Our clients often ask us for recommendations on cap table platforms. While the offerings are constantly evolving, and all platforms have their pros and cons, here are some of the factors (in addition to obvious ones like cost and ease of use) that we suggest startups consider when making this decision.

Will the platform be around for the lifetime of your company?

It typically takes several years for a startup to go from formation to exit. If your platform goes out of business, you will have to find a new one mid-stream. At best, you will have to spend time and effort transitioning your information to a new platform. At worst, important information might be lost altogether. When picking a cap table platform, consider whether the platform is likely to be around for your company’s expected lifetime as a private company – e.g. a platform that has already been around for several years, or that has the backing of an established investor.

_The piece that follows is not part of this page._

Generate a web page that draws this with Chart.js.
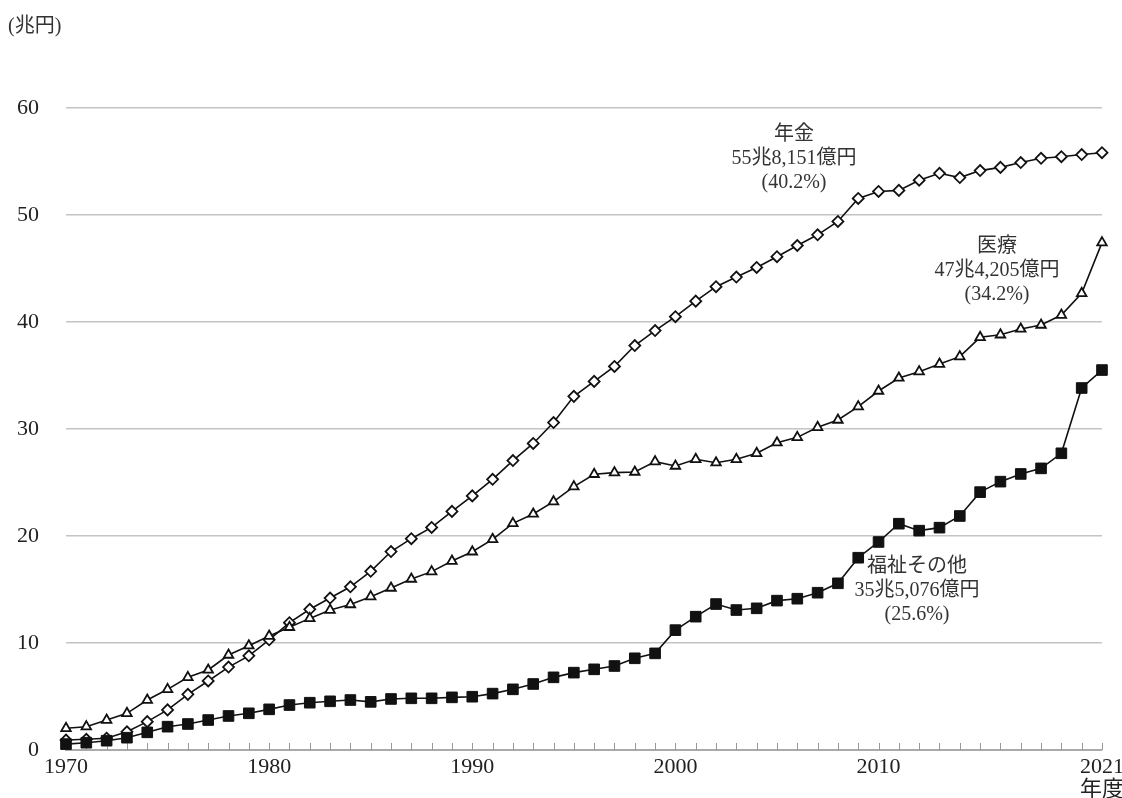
<!DOCTYPE html>
<html lang="ja">
<head>
<meta charset="utf-8">
<script src="https://cdn.jsdelivr.net/npm/chart.js@4.4.1/dist/chart.umd.min.js"></script>
<style>
  html, body { margin: 0; padding: 0; background: #fff; }
  #wrap { width: 1122px; height: 798px; position: relative; }
</style>
</head>
<body>
<div id="wrap"><canvas id="benefitChart"></canvas></div>
<script>
// 年度
const YEARS = [
  1970, 1971, 1972, 1973, 1974, 1975, 1976, 1977, 1978, 1979,
  1980, 1981, 1982, 1983, 1984, 1985, 1986, 1987, 1988, 1989,
  1990, 1991, 1992, 1993, 1994, 1995, 1996, 1997, 1998, 1999,
  2000, 2001, 2002, 2003, 2004, 2005, 2006, 2007, 2008, 2009,
  2010, 2011, 2012, 2013, 2014, 2015, 2016, 2017, 2018, 2019,
  2020, 2021
];
const TICK_YEARS = [1970, 1980, 1990, 2000, 2010, 2021];
const Y_TICKS = [0, 10, 20, 30, 40, 50, 60];

// 兆円
const PENSION = [
  0.93, 1.0, 1.1, 1.7, 2.65, 3.75, 5.2, 6.45, 7.75, 8.8,
  10.3, 11.9, 13.15, 14.2, 15.25, 16.7, 18.55, 19.75, 20.8, 22.3,
  23.75, 25.3, 27.05, 28.65, 30.6, 33.05, 34.45, 35.85, 37.8, 39.2,
  40.5, 41.95, 43.3, 44.2, 45.1, 46.1, 47.15, 48.15, 49.4, 51.55,
  52.2, 52.3, 53.25, 53.9, 53.5, 54.15, 54.45, 54.9, 55.3, 55.45,
  55.65, 55.82
];
const MEDICAL = [
  2.03, 2.18, 2.8, 3.43, 4.67, 5.67, 6.79, 7.48, 8.88, 9.75,
  10.65, 11.47, 12.3, 13.08, 13.6, 14.33, 15.14, 15.98, 16.67, 17.66,
  18.53, 19.69, 21.18, 22.06, 23.21, 24.61, 25.77, 25.92, 25.98, 26.95,
  26.54, 27.17, 26.85, 27.17, 27.73, 28.72, 29.22, 30.16, 30.84, 32.09,
  33.55, 34.77, 35.36, 36.07, 36.76, 38.57, 38.81, 39.35, 39.72, 40.65,
  42.68, 47.42
];
const WELFARE = [
  0.55, 0.68, 0.87, 1.15, 1.65, 2.18, 2.43, 2.8, 3.18, 3.43,
  3.8, 4.2, 4.42, 4.55, 4.67, 4.5, 4.77, 4.83, 4.83, 4.92,
  4.98, 5.27, 5.67, 6.17, 6.79, 7.23, 7.54, 7.85, 8.57, 9.03,
  11.2, 12.46, 13.64, 13.08, 13.24, 13.96, 14.14, 14.7, 15.58, 17.97,
  19.44, 21.15, 20.5, 20.78, 21.87, 24.1, 25.08, 25.8, 26.32, 27.73,
  33.83, 35.51
];

const SERIF = "'Liberation Serif', 'DejaVu Serif', 'Noto Sans CJK JP', serif";

// 系列名・注記
const NOTES = [
  { lines: ['年金', '55兆8,151億円', '(40.2%)'], x: 794, y: 135 },
  { lines: ['医療', '47兆4,205億円', '(34.2%)'], x: 997, y: 247 },
  { lines: ['福祉その他', '35兆5,076億円', '(25.6%)'], x: 917, y: 567 }
];

// x軸の目盛り線（内向き）
const innerTicks = {
  id: 'innerTicks',
  beforeDatasetsDraw(chart) {
    const xs = chart.scales.x;
    const c = chart.ctx;
    const base = chart.chartArea.bottom;
    c.save();
    c.strokeStyle = '#999';
    c.lineWidth = 1;
    xs.ticks.forEach((t, i) => {
      const px = Math.round(xs.getPixelForTick(i)) + 0.5;
      c.beginPath();
      c.moveTo(px, base);
      c.lineTo(px, base - 7);
      c.stroke();
    });
    c.restore();
  }
};

const notesPlugin = {
  id: 'notes',
  afterDraw(chart) {
    const c = chart.ctx;
    c.save();
    c.fillStyle = '#333';
    c.textAlign = 'left';
    c.textBaseline = 'middle';
    c.font = '20px ' + SERIF;
    c.fillText('(兆円)', 8, 27);
    c.textAlign = 'center';
    NOTES.forEach(n => {
      n.lines.forEach((t, i) => c.fillText(t, n.x, n.y + i * 24));
    });
    c.restore();
  }
};

const ctx = document.getElementById('benefitChart').getContext('2d');
const benefitChart = new Chart(ctx, {
  type: 'line',
  data: {
    labels: YEARS,
    datasets: [{
      label: '福祉その他',
      data: WELFARE,
      borderColor: '#111',
      borderWidth: 1.6,
      pointStyle: 'rect',
      pointRadius: 7.5,
      pointBackgroundColor: '#111',
      pointBorderColor: '#111',
      pointBorderWidth: 1
    }, {
      label: '医療',
      data: MEDICAL,
      borderColor: '#111',
      borderWidth: 1.6,
      pointStyle: 'triangle',
      pointRadius: 5.5,
      pointBackgroundColor: '#fff',
      pointBorderColor: '#111',
      pointBorderWidth: 1.8
    }, {
      label: '年金',
      data: PENSION,
      borderColor: '#111',
      borderWidth: 1.6,
      pointStyle: 'rectRot',
      pointRadius: 5.5,
      pointBackgroundColor: '#fff',
      pointBorderColor: '#111',
      pointBorderWidth: 1.8
    }]
  },
  options: {
    responsive: true,
    maintainAspectRatio: false,
    animation: false,
    layout: { padding: { top: 108, right: 8, left: 0, bottom: 0 } },
    plugins: {
      legend: { display: false },
      tooltip: { enabled: false }
    },
    scales: {
      x: {
        type: 'category',
        offset: false,
        grid: { display: false },
        border: { display: true, color: '#aaa', width: 2 },
        ticks: {
          autoSkip: false,
          maxRotation: 0,
          padding: -2,
          color: '#222',
          font: { family: SERIF, size: 22, lineHeight: 1.05 },
          callback: function (value) {
            const yr = this.getLabelForValue(value);
            if (!TICK_YEARS.includes(yr)) return '';
            return yr === 2021 ? ['2021', '年度'] : String(yr);
          }
        },
        afterFit: scale => { scale.height = 48; }
      },
      y: {
        min: 0,
        max: 60,
        afterBuildTicks: scale => { scale.ticks = Y_TICKS.map(v => ({ value: v })); },
        grid: { color: '#c4c4c4', lineWidth: 1.5, drawTicks: false },
        border: { display: false },
        ticks: {
          padding: 27,
          color: '#222',
          font: { family: SERIF, size: 22 }
        },
        afterFit: scale => { scale.width = 66; }
      }
    }
  },
  plugins: [innerTicks, notesPlugin]
});
</script>
</body>
</html>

Will the people administering your cap table be familiar with the platform and be able to use it efficiently?

Especially if you will be paying someone else to keep your cap table updated, we recommend that you select a platform that will be easy, familiar and efficient to use.  For example, if you will be relying on your lawyer to administer your cap table (which is not unusual and has its pros and cons), you should ask your law firm what platforms they know and like the most.  We aren’t saying that your law firm should necessarily make this decision for you, but we are saying that if you pick a platform that your lawyer is familiar with, then you will likely spend less paying your lawyer to administer your cap table.

Understand your platform’s defaults.

Different platforms have different defaults around things like stakeholder access to cap table information and stakeholder notifications, just to name a couple.  Make sure you understand what the defaults are and are thoughtful about their implementation.  For example, it might be perfectly appropriate for your lead VC investor to have access to your detailed cap table, but it might create problems for employee option holders to have this same level of access.  In addition, if you don’t familiarize yourself with notification defaults, you might find yourself surprised at some of the alerts that may go out (e.g. automatic reminders to terminated employees about option exercise deadlines).

What else is the platform selling?

As the marketplace for cap table providers evolves, some platforms are differentiating themselves by providing new features in addition to cap table management. Depending on the stage of the company and its anticipated path, these functions may be useful for you, or you may experience them as “feature creep” resulting in distraction or inconvenience.  You should consider whether you want to get a “bare bones” cap table management platform, or whether you want to sign up for an entire suite of products.

Once you’ve made your decision…

Most cap table problems arise not from choosing the wrong cap table platform, but from failing to administer the cap table properly. To avoid things falling between the cracks, we suggest that you set up a clear division of labor with your lawyer or other third party administrator from the beginning.  Who is going to update the cap table when you issue more SAFEs?  Who is going to update the cap table to reflect the cancellation of options when an employee is terminated?  Who is in charge of reflecting new stock issuances? An experienced startup lawyer can advise you on how to allocate responsibilities depending on your company’s stage, complexity and cost sensitivities.